**Entries with chart source code**
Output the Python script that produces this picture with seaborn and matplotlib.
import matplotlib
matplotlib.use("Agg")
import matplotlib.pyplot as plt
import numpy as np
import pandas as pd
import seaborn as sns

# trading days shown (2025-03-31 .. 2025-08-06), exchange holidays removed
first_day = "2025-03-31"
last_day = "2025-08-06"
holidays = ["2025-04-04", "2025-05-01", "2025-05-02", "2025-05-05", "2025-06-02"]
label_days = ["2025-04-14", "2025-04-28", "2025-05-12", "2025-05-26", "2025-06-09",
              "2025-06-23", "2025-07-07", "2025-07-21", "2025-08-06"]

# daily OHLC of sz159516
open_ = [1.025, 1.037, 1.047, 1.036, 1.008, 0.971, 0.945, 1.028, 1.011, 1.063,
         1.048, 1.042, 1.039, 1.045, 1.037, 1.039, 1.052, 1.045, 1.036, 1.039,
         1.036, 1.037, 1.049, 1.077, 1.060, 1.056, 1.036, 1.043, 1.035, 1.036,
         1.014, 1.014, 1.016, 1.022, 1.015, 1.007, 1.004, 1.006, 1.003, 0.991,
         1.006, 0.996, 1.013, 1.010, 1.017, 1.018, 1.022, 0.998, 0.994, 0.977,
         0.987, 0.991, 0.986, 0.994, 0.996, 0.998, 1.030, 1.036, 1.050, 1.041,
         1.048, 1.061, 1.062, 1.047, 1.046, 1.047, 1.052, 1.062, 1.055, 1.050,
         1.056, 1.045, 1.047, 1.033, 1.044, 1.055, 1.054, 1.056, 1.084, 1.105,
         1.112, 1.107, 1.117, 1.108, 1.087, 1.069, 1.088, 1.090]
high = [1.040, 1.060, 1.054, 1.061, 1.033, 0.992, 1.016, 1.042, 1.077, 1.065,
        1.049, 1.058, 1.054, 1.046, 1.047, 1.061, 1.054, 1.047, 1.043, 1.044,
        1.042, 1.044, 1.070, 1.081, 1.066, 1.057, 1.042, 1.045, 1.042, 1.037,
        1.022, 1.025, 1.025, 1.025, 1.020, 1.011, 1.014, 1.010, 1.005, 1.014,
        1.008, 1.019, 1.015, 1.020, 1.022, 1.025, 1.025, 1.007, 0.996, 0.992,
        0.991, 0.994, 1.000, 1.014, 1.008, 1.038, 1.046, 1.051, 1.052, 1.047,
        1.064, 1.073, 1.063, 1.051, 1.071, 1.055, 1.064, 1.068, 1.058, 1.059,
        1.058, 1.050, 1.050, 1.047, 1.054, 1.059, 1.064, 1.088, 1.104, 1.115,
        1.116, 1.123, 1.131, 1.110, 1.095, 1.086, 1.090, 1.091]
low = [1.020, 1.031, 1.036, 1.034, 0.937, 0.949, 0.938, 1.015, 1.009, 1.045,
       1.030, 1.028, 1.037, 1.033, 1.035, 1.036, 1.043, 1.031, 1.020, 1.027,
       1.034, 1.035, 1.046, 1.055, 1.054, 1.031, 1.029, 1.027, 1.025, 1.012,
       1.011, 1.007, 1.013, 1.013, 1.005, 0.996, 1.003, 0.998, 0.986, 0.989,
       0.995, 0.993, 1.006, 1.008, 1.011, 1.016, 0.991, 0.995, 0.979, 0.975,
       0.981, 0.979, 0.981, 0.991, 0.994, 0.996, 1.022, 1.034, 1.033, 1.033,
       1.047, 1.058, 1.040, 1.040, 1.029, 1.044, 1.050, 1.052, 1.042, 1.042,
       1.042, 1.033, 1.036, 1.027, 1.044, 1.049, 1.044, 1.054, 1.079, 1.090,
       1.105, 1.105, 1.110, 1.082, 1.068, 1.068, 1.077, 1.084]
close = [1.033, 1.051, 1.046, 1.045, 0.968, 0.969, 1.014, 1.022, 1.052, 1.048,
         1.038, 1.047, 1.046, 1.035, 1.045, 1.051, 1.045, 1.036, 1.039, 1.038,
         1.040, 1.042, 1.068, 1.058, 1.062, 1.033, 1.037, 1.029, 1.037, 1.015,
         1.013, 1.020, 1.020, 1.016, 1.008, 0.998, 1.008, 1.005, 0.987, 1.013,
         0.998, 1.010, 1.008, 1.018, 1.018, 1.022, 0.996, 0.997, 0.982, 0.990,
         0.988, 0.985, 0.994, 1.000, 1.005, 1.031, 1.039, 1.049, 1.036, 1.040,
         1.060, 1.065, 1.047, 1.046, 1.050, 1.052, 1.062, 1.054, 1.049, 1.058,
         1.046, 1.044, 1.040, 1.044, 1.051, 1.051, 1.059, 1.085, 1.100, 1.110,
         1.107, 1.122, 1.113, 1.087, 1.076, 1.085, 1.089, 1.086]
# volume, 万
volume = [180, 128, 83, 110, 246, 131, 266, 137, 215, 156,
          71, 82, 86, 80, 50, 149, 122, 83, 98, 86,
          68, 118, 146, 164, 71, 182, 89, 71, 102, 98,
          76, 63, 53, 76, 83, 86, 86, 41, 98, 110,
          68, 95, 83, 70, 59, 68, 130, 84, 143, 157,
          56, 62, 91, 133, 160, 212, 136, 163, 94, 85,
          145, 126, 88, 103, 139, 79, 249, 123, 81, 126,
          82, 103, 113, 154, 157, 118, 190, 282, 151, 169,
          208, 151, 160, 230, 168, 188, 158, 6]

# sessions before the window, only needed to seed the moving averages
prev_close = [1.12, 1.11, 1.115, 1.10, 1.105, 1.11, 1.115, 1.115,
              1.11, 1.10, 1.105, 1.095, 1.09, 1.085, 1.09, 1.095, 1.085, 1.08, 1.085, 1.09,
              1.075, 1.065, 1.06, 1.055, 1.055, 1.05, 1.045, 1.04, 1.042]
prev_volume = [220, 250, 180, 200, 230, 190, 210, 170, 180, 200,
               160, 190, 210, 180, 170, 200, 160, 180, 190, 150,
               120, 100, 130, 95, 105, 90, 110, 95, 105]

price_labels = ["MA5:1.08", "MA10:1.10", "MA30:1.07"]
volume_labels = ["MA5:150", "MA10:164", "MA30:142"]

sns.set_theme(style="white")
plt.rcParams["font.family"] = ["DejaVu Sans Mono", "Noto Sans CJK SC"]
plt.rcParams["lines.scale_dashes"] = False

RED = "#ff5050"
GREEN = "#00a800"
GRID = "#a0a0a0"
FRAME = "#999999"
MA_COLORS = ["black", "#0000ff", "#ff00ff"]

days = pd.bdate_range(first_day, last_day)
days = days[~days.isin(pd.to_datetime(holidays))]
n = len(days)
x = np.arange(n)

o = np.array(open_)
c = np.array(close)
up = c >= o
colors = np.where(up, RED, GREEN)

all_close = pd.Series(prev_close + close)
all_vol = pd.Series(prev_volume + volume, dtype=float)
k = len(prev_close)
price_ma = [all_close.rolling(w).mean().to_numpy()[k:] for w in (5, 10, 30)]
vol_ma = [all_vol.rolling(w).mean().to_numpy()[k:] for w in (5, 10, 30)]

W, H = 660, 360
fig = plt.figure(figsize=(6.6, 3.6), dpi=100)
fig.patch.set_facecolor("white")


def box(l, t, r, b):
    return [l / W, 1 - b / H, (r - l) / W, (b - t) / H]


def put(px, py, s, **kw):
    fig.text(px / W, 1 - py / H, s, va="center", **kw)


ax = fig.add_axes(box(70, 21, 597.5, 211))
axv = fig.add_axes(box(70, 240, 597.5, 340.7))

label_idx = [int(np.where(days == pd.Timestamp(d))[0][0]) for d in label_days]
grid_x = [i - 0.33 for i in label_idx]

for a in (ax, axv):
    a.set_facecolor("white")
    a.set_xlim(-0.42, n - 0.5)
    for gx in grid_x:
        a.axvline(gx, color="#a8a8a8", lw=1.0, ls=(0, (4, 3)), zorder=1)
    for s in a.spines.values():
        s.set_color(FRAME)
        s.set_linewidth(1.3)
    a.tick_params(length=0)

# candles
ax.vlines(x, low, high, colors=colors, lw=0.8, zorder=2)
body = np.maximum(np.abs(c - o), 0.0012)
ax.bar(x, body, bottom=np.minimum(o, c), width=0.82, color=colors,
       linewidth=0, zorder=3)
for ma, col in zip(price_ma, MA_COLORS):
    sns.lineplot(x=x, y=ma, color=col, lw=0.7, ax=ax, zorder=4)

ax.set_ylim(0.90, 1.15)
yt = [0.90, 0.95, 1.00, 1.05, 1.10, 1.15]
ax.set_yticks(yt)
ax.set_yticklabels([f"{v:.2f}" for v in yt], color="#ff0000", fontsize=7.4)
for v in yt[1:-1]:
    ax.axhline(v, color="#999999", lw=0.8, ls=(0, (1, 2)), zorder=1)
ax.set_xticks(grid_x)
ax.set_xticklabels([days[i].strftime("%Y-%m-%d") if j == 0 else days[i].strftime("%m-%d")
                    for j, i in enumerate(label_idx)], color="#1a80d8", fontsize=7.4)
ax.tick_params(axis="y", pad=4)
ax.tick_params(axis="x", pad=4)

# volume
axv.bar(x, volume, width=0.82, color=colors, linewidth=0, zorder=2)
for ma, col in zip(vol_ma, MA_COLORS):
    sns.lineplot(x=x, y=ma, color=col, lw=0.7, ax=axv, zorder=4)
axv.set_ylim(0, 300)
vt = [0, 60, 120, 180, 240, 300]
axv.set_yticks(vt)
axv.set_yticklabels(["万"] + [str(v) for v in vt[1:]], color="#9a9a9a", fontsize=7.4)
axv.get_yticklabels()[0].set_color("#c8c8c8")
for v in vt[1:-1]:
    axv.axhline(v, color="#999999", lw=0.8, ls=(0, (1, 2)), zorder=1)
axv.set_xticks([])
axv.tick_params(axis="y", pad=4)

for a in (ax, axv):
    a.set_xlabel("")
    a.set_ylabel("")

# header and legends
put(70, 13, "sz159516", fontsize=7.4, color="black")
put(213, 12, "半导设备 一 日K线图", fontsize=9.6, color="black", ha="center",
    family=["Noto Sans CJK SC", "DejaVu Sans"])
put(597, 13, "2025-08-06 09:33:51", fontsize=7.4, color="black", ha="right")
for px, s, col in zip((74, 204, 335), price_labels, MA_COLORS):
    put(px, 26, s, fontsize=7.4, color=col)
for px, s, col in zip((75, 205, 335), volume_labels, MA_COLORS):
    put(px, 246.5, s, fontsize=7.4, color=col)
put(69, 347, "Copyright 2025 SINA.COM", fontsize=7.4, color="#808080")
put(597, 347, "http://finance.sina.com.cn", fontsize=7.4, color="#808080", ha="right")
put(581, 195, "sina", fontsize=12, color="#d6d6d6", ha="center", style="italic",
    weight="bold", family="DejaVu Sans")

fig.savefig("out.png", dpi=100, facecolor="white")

* * *

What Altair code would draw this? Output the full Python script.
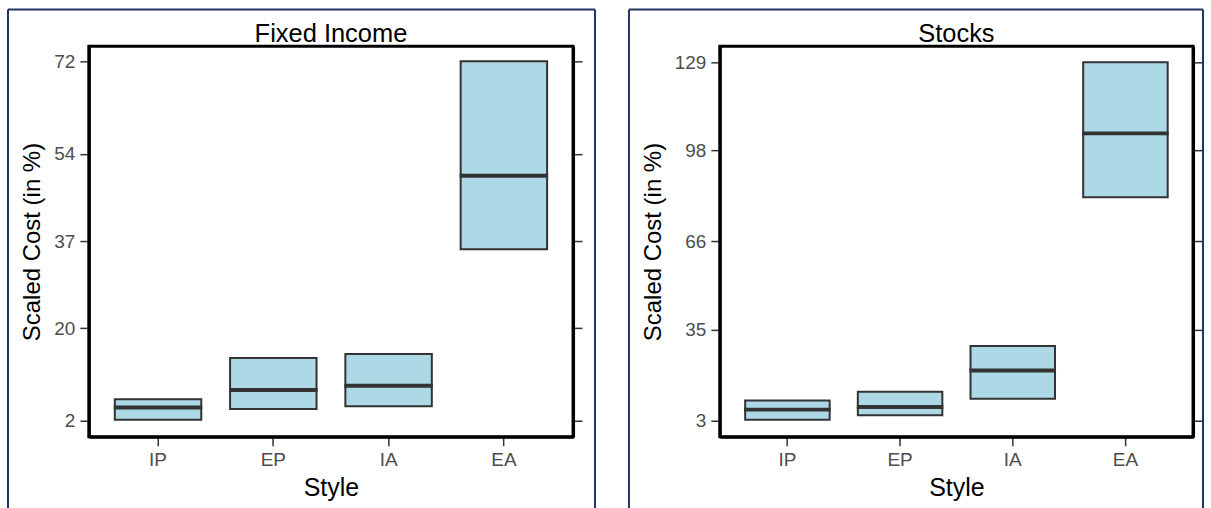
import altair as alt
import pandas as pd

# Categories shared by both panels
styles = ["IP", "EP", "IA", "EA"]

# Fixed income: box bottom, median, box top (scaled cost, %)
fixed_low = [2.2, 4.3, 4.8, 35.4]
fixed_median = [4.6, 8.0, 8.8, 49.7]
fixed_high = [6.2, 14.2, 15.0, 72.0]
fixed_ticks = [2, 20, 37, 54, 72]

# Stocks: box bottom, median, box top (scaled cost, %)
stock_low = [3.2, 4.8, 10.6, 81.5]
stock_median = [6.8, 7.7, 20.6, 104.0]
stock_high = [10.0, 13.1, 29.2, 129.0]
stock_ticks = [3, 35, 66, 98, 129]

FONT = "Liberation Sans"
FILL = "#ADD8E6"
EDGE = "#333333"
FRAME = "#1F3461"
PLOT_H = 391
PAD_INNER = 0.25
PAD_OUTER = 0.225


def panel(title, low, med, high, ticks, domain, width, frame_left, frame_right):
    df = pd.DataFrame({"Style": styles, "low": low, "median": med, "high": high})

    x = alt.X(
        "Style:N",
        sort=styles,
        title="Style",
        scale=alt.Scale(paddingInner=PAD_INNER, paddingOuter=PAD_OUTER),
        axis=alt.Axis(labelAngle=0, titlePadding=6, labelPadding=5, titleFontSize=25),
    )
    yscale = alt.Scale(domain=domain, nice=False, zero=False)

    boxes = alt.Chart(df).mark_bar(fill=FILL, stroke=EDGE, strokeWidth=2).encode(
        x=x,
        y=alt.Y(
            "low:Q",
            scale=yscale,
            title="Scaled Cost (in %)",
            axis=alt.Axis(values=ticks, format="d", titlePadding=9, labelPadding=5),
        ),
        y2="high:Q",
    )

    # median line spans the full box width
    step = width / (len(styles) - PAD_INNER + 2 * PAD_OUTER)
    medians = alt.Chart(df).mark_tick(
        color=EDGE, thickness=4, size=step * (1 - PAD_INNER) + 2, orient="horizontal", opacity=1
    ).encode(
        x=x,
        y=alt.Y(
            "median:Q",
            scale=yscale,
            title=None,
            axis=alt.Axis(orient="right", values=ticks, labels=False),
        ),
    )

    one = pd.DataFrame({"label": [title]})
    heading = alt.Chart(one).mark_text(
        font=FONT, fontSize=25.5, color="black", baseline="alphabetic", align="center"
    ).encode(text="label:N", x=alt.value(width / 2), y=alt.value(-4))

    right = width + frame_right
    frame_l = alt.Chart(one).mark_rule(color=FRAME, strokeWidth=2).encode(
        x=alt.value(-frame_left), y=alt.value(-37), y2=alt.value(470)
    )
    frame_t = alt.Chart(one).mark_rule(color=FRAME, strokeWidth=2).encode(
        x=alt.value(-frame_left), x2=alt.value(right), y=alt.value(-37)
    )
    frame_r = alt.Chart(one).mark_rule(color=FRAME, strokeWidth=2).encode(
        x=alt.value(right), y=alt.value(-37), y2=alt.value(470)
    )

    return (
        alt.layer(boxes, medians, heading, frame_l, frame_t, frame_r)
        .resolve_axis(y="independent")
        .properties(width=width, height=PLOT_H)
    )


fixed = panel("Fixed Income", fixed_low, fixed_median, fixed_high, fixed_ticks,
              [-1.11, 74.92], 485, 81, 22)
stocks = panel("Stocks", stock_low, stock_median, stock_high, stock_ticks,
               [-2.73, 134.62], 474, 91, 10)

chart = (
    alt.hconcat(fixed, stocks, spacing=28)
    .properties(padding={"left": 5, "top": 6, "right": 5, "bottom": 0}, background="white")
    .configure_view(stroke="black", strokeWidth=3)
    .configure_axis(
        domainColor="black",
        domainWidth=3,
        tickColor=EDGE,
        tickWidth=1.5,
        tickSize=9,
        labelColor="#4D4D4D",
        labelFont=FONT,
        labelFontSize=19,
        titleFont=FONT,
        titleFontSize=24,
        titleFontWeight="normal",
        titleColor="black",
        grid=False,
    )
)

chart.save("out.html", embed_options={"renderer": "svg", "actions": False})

==

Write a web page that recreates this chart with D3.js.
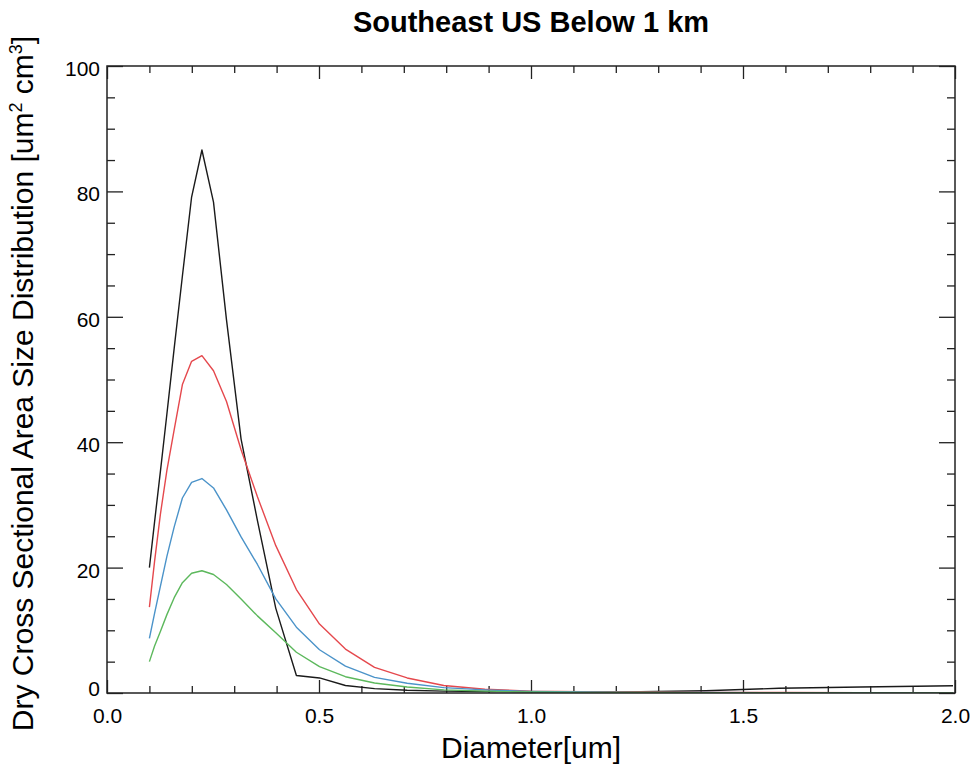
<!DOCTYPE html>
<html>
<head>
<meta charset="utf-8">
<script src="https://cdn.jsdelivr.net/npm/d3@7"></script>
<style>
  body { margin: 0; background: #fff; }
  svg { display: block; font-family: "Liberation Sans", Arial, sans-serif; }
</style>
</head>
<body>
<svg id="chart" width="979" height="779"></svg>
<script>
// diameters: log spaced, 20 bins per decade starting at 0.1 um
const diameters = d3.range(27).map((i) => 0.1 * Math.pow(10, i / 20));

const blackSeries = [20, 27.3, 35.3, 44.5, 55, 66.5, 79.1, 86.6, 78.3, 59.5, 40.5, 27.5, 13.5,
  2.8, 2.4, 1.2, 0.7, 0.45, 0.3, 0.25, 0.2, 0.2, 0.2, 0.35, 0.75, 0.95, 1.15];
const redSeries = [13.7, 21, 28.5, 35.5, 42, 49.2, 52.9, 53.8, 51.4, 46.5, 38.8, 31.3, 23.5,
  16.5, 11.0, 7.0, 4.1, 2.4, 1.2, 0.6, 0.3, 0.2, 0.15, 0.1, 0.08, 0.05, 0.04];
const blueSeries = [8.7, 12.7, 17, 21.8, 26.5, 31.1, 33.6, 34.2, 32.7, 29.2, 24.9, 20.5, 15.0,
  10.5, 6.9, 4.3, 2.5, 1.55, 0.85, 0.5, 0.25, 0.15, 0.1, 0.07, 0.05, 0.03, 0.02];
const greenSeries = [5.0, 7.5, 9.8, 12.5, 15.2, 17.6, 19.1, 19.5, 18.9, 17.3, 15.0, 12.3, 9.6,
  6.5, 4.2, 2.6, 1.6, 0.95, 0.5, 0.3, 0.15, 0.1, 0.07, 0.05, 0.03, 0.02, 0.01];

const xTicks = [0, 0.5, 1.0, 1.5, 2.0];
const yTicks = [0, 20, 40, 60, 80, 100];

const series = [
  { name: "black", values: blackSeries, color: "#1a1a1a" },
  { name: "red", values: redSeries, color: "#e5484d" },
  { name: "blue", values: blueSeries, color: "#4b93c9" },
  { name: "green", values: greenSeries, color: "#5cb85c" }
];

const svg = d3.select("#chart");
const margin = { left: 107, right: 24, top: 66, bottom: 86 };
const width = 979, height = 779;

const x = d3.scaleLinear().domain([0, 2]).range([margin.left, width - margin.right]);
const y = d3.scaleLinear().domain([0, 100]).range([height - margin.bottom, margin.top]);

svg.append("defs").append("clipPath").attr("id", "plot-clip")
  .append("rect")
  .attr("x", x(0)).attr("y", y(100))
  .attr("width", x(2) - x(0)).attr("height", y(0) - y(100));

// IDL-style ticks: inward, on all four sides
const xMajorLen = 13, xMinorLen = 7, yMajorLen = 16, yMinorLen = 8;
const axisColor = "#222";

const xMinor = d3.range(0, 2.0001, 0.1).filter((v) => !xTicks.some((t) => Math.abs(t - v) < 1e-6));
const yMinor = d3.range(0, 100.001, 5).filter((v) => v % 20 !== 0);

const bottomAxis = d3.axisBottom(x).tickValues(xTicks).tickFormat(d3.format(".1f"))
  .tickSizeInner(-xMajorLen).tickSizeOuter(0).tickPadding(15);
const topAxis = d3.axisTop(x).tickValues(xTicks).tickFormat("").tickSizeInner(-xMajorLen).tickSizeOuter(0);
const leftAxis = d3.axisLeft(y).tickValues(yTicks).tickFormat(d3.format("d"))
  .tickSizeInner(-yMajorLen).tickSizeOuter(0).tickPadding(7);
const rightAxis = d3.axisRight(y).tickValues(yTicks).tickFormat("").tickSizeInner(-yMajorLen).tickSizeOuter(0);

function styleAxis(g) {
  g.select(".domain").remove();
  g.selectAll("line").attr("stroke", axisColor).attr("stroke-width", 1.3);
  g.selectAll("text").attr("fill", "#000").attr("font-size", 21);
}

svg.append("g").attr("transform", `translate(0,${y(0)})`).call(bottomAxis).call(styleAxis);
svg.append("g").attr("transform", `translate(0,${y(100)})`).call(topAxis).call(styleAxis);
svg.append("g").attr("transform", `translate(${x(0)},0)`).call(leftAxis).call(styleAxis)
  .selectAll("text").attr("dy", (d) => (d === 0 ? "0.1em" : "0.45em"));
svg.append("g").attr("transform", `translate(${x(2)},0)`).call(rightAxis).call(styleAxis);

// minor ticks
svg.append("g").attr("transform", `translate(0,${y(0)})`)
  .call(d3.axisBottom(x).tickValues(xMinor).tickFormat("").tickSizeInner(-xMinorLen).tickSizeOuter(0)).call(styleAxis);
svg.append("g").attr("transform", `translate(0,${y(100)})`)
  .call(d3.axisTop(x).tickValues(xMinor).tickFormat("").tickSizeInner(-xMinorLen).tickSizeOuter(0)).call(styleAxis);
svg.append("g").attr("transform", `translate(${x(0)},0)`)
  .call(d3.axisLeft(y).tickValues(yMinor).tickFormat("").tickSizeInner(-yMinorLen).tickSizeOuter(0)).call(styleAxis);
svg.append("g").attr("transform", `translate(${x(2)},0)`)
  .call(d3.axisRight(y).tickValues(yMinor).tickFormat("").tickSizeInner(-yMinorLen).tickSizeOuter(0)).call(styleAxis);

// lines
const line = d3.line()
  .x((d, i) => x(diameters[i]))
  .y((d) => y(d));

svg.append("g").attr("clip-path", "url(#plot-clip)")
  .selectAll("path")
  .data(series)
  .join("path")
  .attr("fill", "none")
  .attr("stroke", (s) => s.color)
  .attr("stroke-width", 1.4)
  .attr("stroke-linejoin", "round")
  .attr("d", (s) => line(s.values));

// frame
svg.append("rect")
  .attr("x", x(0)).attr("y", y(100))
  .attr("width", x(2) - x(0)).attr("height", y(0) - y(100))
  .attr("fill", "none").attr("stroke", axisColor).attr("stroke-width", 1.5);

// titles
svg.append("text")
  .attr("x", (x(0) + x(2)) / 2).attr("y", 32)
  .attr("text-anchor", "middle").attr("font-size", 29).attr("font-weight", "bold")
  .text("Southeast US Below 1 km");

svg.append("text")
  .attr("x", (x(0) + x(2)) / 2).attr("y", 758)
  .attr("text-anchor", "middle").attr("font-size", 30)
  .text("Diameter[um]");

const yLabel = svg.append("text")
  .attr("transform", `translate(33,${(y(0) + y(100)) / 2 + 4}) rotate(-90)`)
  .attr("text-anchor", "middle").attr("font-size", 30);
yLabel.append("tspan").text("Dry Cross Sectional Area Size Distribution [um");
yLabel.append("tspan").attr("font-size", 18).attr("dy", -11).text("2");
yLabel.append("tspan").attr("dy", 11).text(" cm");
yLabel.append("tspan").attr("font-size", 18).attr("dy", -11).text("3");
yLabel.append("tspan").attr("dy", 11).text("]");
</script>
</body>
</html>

**DIRECTIVE**
Restate word for word the lines that begin at the one with "Write a web" and end at the one with "const y = d3.scaleLinear().domain([0, 100]).range([height", including both, and leave every picture aside.

**FULL RESPONSE**
Write a web page that recreates this chart with D3.js.
<!DOCTYPE html>
<html>
<head>
<meta charset="utf-8">
<script src="https://cdn.jsdelivr.net/npm/d3@7"></script>
<style>
  body { margin: 0; background: #fff; }
  svg { display: block; font-family: "Liberation Sans", Arial, sans-serif; }
</style>
</head>
<body>
<svg id="chart" width="979" height="779"></svg>
<script>
// diameters: log spaced, 20 bins per decade starting at 0.1 um
const diameters = d3.range(27).map((i) => 0.1 * Math.pow(10, i / 20));

const blackSeries = [20, 27.3, 35.3, 44.5, 55, 66.5, 79.1, 86.6, 78.3, 59.5, 40.5, 27.5, 13.5,
  2.8, 2.4, 1.2, 0.7, 0.45, 0.3, 0.25, 0.2, 0.2, 0.2, 0.35, 0.75, 0.95, 1.15];
const redSeries = [13.7, 21, 28.5, 35.5, 42, 49.2, 52.9, 53.8, 51.4, 46.5, 38.8, 31.3, 23.5,
  16.5, 11.0, 7.0, 4.1, 2.4, 1.2, 0.6, 0.3, 0.2, 0.15, 0.1, 0.08, 0.05, 0.04];
const blueSeries = [8.7, 12.7, 17, 21.8, 26.5, 31.1, 33.6, 34.2, 32.7, 29.2, 24.9, 20.5, 15.0,
  10.5, 6.9, 4.3, 2.5, 1.55, 0.85, 0.5, 0.25, 0.15, 0.1, 0.07, 0.05, 0.03, 0.02];
const greenSeries = [5.0, 7.5, 9.8, 12.5, 15.2, 17.6, 19.1, 19.5, 18.9, 17.3, 15.0, 12.3, 9.6,
  6.5, 4.2, 2.6, 1.6, 0.95, 0.5, 0.3, 0.15, 0.1, 0.07, 0.05, 0.03, 0.02, 0.01];

const xTicks = [0, 0.5, 1.0, 1.5, 2.0];
const yTicks = [0, 20, 40, 60, 80, 100];

const series = [
  { name: "black", values: blackSeries, color: "#1a1a1a" },
  { name: "red", values: redSeries, color: "#e5484d" },
  { name: "blue", values: blueSeries, color: "#4b93c9" },
  { name: "green", values: greenSeries, color: "#5cb85c" }
];

const svg = d3.select("#chart");
const margin = { left: 107, right: 24, top: 66, bottom: 86 };
const width = 979, height = 779;

const x = d3.scaleLinear().domain([0, 2]).range([margin.left, width - margin.right]);
const y = d3.scaleLinear().domain([0, 100]).range([height - margin.bottom, margin.top]);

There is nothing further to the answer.